Direction: Repeat all of the material below exactly as written, images excluded.

______

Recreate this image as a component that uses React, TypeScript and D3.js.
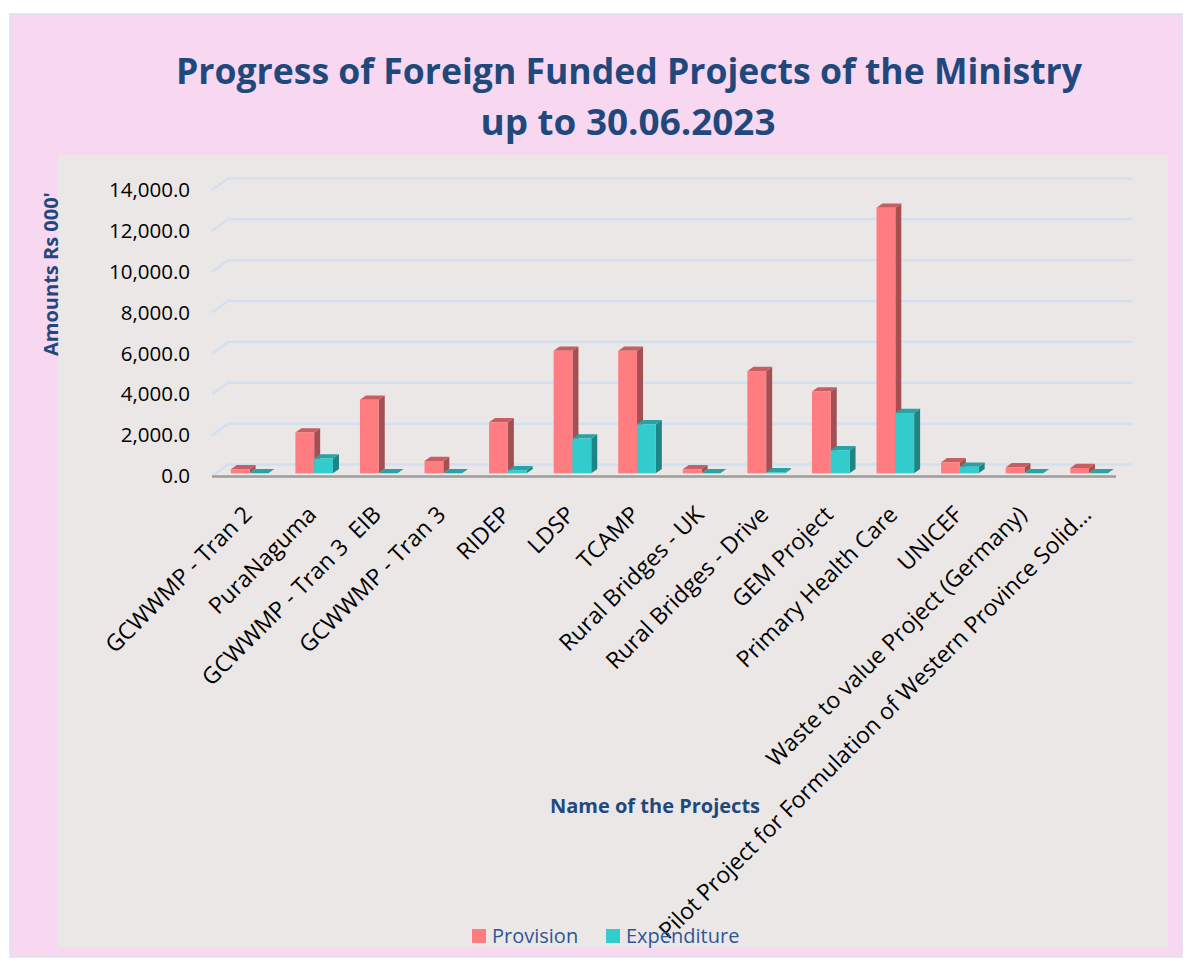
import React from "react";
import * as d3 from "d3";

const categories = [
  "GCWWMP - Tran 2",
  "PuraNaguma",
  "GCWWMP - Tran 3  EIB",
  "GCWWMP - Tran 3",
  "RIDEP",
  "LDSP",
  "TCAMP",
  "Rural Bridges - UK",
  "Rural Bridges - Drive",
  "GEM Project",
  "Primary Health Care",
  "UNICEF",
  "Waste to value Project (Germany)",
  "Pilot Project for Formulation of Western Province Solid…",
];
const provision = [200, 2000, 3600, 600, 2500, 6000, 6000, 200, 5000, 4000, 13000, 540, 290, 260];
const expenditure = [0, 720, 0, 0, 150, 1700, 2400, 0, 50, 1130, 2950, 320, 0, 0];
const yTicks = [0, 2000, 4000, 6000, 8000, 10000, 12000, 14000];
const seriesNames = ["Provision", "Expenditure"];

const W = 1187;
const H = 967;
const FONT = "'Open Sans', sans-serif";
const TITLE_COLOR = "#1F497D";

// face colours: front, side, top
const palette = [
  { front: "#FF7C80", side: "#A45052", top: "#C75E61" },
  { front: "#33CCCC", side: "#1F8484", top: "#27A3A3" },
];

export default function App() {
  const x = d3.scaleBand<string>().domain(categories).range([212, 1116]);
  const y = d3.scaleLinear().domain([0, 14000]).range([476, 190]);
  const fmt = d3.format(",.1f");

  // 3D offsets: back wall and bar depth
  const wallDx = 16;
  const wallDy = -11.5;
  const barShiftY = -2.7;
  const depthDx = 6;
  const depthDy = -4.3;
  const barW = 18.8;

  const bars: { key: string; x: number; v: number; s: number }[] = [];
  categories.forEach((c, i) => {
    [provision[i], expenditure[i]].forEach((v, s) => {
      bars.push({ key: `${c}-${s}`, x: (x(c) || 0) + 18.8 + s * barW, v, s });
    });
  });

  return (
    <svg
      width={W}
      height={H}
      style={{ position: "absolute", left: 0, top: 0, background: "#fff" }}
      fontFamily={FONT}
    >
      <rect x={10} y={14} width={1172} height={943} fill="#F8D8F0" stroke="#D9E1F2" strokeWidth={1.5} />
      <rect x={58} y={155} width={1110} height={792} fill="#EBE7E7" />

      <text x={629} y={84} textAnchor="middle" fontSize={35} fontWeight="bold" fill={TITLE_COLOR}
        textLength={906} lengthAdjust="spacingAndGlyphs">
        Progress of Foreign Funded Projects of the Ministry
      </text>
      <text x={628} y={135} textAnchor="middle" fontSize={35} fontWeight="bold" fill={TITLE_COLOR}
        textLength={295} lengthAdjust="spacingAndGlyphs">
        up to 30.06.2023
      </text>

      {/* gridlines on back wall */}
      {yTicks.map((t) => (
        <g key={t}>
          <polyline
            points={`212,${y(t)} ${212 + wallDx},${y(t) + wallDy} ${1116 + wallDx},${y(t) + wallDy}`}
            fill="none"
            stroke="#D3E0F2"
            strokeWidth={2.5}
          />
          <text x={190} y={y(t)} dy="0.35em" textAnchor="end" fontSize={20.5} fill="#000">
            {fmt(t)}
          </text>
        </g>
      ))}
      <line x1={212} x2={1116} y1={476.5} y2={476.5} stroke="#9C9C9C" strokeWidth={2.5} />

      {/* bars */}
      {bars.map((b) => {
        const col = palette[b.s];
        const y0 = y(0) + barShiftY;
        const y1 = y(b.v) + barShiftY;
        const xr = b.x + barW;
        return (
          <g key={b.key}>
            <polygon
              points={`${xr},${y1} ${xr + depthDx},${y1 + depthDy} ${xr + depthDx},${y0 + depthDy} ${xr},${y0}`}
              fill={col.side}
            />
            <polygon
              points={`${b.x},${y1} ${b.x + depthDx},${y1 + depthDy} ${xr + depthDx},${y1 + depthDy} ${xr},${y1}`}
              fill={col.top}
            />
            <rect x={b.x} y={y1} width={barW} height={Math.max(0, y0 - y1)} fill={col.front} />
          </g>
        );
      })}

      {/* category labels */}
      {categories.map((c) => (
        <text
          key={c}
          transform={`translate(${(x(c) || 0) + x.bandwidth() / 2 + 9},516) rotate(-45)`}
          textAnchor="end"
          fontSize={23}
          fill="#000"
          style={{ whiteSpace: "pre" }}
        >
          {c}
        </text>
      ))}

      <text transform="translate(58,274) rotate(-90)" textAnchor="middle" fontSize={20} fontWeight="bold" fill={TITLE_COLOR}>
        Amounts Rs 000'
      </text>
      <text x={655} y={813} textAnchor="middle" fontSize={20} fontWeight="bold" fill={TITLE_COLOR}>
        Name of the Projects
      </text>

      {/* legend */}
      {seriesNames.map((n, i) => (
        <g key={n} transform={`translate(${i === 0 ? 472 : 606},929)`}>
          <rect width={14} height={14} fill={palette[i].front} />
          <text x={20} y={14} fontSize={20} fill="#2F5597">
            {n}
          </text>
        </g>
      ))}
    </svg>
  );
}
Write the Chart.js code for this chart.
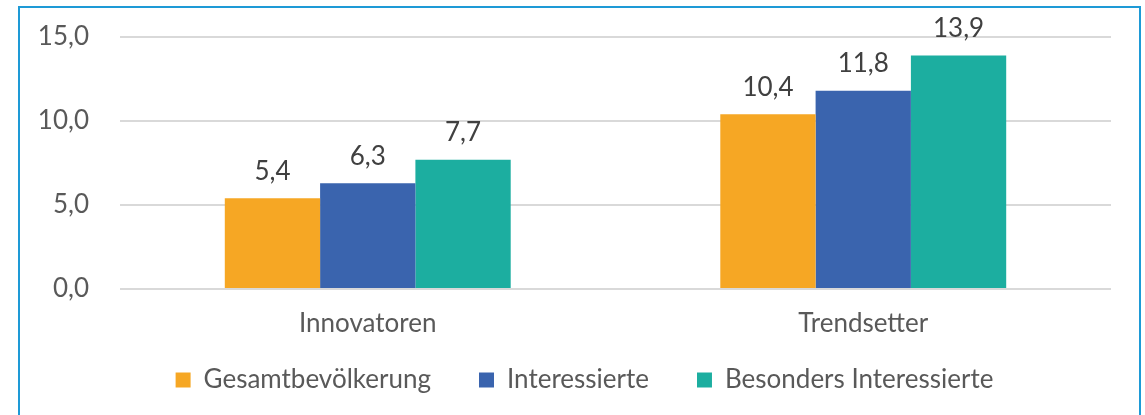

______

Response to this exercise:
Recreate this image as a component that uses React, TypeScript and D3.js.
import React from "react";
import * as d3 from "d3";

const categories = [
  "GCWWMP - Tran 2",
  "PuraNaguma",
  "GCWWMP - Tran 3  EIB",
  "GCWWMP - Tran 3",
  "RIDEP",
  "LDSP",
  "TCAMP",
  "Rural Bridges - UK",
  "Rural Bridges - Drive",
  "GEM Project",
  "Primary Health Care",
  "UNICEF",
  "Waste to value Project (Germany)",
  "Pilot Project for Formulation of Western Province Solid…",
];
const provision = [200, 2000, 3600, 600, 2500, 6000, 6000, 200, 5000, 4000, 13000, 540, 290, 260];
const expenditure = [0, 720, 0, 0, 150, 1700, 2400, 0, 50, 1130, 2950, 320, 0, 0];
const yTicks = [0, 2000, 4000, 6000, 8000, 10000, 12000, 14000];
const seriesNames = ["Provision", "Expenditure"];

const W = 1187;
const H = 967;
const FONT = "'Open Sans', sans-serif";
const TITLE_COLOR = "#1F497D";

// face colours: front, side, top
const palette = [
  { front: "#FF7C80", side: "#A45052", top: "#C75E61" },
  { front: "#33CCCC", side: "#1F8484", top: "#27A3A3" },
];

export default function App() {
  const x = d3.scaleBand<string>().domain(categories).range([212, 1116]);
  const y = d3.scaleLinear().domain([0, 14000]).range([476, 190]);
  const fmt = d3.format(",.1f");

  // 3D offsets: back wall and bar depth
  const wallDx = 16;
  const wallDy = -11.5;
  const barShiftY = -2.7;
  const depthDx = 6;
  const depthDy = -4.3;
  const barW = 18.8;

  const bars: { key: string; x: number; v: number; s: number }[] = [];
  categories.forEach((c, i) => {
    [provision[i], expenditure[i]].forEach((v, s) => {
      bars.push({ key: `${c}-${s}`, x: (x(c) || 0) + 18.8 + s * barW, v, s });
    });
  });

  return (
    <svg
      width={W}
      height={H}
      style={{ position: "absolute", left: 0, top: 0, background: "#fff" }}
      fontFamily={FONT}
    >
      <rect x={10} y={14} width={1172} height={943} fill="#F8D8F0" stroke="#D9E1F2" strokeWidth={1.5} />
      <rect x={58} y={155} width={1110} height={792} fill="#EBE7E7" />

      <text x={629} y={84} textAnchor="middle" fontSize={35} fontWeight="bold" fill={TITLE_COLOR}
        textLength={906} lengthAdjust="spacingAndGlyphs">
        Progress of Foreign Funded Projects of the Ministry
      </text>
      <text x={628} y={135} textAnchor="middle" fontSize={35} fontWeight="bold" fill={TITLE_COLOR}
        textLength={295} lengthAdjust="spacingAndGlyphs">
        up to 30.06.2023
      </text>

      {/* gridlines on back wall */}
      {yTicks.map((t) => (
        <g key={t}>
          <polyline
            points={`212,${y(t)} ${212 + wallDx},${y(t) + wallDy} ${1116 + wallDx},${y(t) + wallDy}`}
            fill="none"
            stroke="#D3E0F2"
            strokeWidth={2.5}
          />
          <text x={190} y={y(t)} dy="0.35em" textAnchor="end" fontSize={20.5} fill="#000">
            {fmt(t)}
          </text>
        </g>
      ))}
      <line x1={212} x2={1116} y1={476.5} y2={476.5} stroke="#9C9C9C" strokeWidth={2.5} />

      {/* bars */}
      {bars.map((b) => {
        const col = palette[b.s];
        const y0 = y(0) + barShiftY;
        const y1 = y(b.v) + barShiftY;
        const xr = b.x + barW;
        return (
          <g key={b.key}>
            <polygon
              points={`${xr},${y1} ${xr + depthDx},${y1 + depthDy} ${xr + depthDx},${y0 + depthDy} ${xr},${y0}`}
              fill={col.side}
            />
            <polygon
              points={`${b.x},${y1} ${b.x + depthDx},${y1 + depthDy} ${xr + depthDx},${y1 + depthDy} ${xr},${y1}`}
              fill={col.top}
            />
            <rect x={b.x} y={y1} width={barW} height={Math.max(0, y0 - y1)} fill={col.front} />
          </g>
        );
      })}

      {/* category labels */}
      {categories.map((c) => (
        <text
          key={c}
          transform={`translate(${(x(c) || 0) + x.bandwidth() / 2 + 9},516) rotate(-45)`}
          textAnchor="end"
          fontSize={23}
          fill="#000"
          style={{ whiteSpace: "pre" }}
        >
          {c}
        </text>
      ))}

      <text transform="translate(58,274) rotate(-90)" textAnchor="middle" fontSize={20} fontWeight="bold" fill={TITLE_COLOR}>
        Amounts Rs 000'
      </text>
      <text x={655} y={813} textAnchor="middle" fontSize={20} fontWeight="bold" fill={TITLE_COLOR}>
        Name of the Projects
      </text>

      {/* legend */}
      {seriesNames.map((n, i) => (
        <g key={n} transform={`translate(${i === 0 ? 472 : 606},929)`}>
          <rect width={14} height={14} fill={palette[i].front} />
          <text x={20} y={14} fontSize={20} fill="#2F5597">
            {n}
          </text>
        </g>
      ))}
    </svg>
  );
}
Write the Chart.js code for this chart.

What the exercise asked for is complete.